Robert E. Lucas and Nancy L. Stokey have a lovely readable article in the June 2011 issue of The Region, published by the Federal Reserve Bank of Minneapolis, on "Liquidity Crises." The paper offers a readable overview that connects the main themes of high-profile academic theory papers in this area to what actually happened. A few highlights:
"Any one bank, no matter how large and respected, can go out of business almost without a ripple. Anyone living in an American city can list the downtown banks he grew up with that vanished in the merger movement of the 1990s. Who misses them? Indeed, who misses Lehman Brothers, for generations one of the most respected financial institutions in the world? Its valuable assets, both physical and human capital, were quickly absorbed by surviving banks without notable loss of services. It was the signal effect of the Lehman failure, whether a signal about the situations of private banks or about the Federal Reserve’s willingness to lend to troubled banks, that triggered the rush to liquidity and safety that followed."

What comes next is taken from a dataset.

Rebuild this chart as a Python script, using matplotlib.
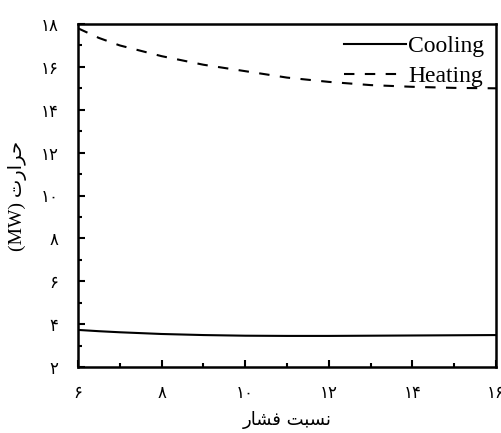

"We will argue here that what happened in September 2008 was a kind of bank run. Creditors of Lehman Brothers and other investment banks lost confidence in the ability of these banks to redeem short-term loans. One aspect of this loss of confidence was a precipitous decline in lending in the market for repurchase agreements, the repo market. Massive lending by the Fed resolved the financial crisis by the end of the year, but not before reductions in business and household spending had led to the worst U.S. recession since the 1930s."
"As deposits moved out of commercial banks, investment banks and money market funds increasingly provided close substitutes for the services commercial banks provide. Like the banks they replaced, they accepted cash in return for promises to repay with interest, leaving the option of when and how much to withdraw up to the lender. The exact form of the contracts involved came in enormous variety. In order to support these activities, financial institutions created new securities and new arrangements for trading them, arrangements that enabled them collectively to clear ever larger trading volumes with smaller and smaller holdings of actual cash. In August of 2008, the entire banking system held about $50 billion in actual cash reserves while clearing trades of $2,996 trillion per day. Yet every one of these trades involved an uncontingent promise to pay someone hard cash whenever he asked for it. If ever a system was “runnable,” this was it. Where did the run occur?"
Lucas and Stokey answer that the run occurred in repo markets, and offer an intriguing table that shows while cash, private demand deposits, and money market funds all had more money in January 2009 than they had in January 2008, repo contracts held by primary dealers dropped substantially.